The Japanese version came out in 2009, so this isn’t really news, but I only just got around to watching it. I was curious how a Japanese film would handle the road-trip aspect of the story. In Germany driving to the sea side is a convincingly epic adventure, but in Japan no-where is all that far from the coast. And, of course, the Japanese version replaced the timid man with a fourteen-year-old girl. I was expecting it to be pretty terrible, but it was really good! It lacked the incredibly moving man-love that made the German original so compelling, but instead the bad-boy character (played by Tomoya Nagase) adopted a very sweet older-brother attitude to the young girl. It didn’t enter the creepy territory I had worried about. I had hoped that Rutger Hauer's character might have been played by Beat Takeshi, but sadly it was not to be. They changed the gangster boss to a tax-fraud motivational speaker, which was quite cleaver. They also suggested a link with the governor of Tokyo, which I suspect may have been a dig at Ishihara Shintaro (who certainly deserves it).
Some scenes were taken shot-for-shot from the original (lemons pouring from a cupboard in the hospital kitchens for example), while others were given a Japanese spin (shopping in Harajuku).
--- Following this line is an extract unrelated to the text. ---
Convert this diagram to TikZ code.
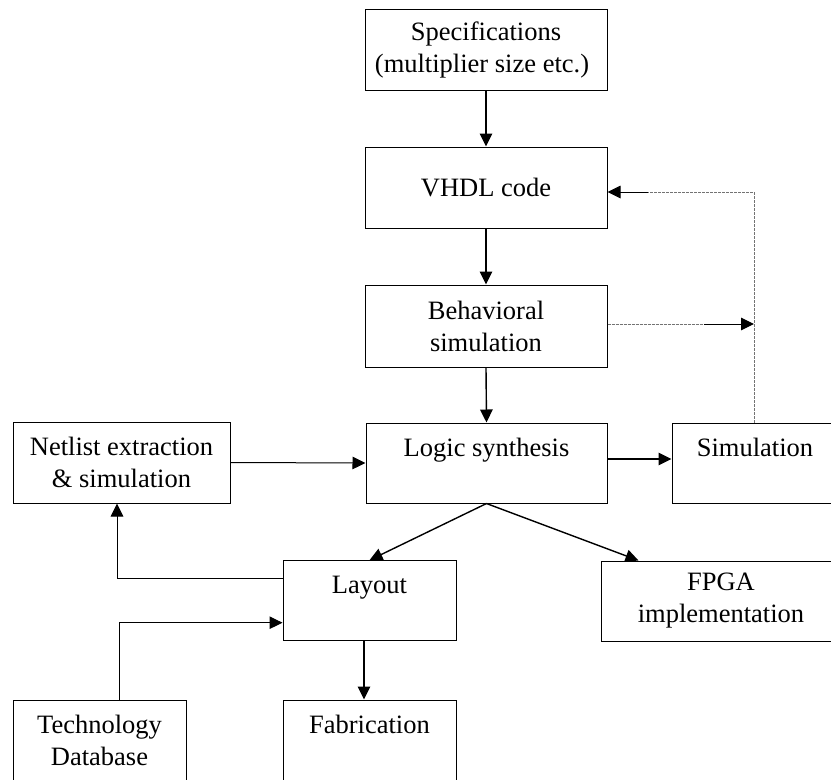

I was disappointed that the bank robbery, one of my favourite scenes from the original, occurred off screen in the Japanese version. I did enjoy the Japanese take on it though: they rob a post office rather than a bank, but in Japan all post offices are also outlets for the post office bank. For the rest of the film they kept talking about the “not bank robbery, post office robbery”.
I definitely recommend seeing the original first if you haven’t. It packs a much bigger emotional wallop. But do also check out the Japanese version, it is a lovely re-make and quite sweet. If at all possible I would avoid “The Bucket List”, which takes one of the key premises from the German film.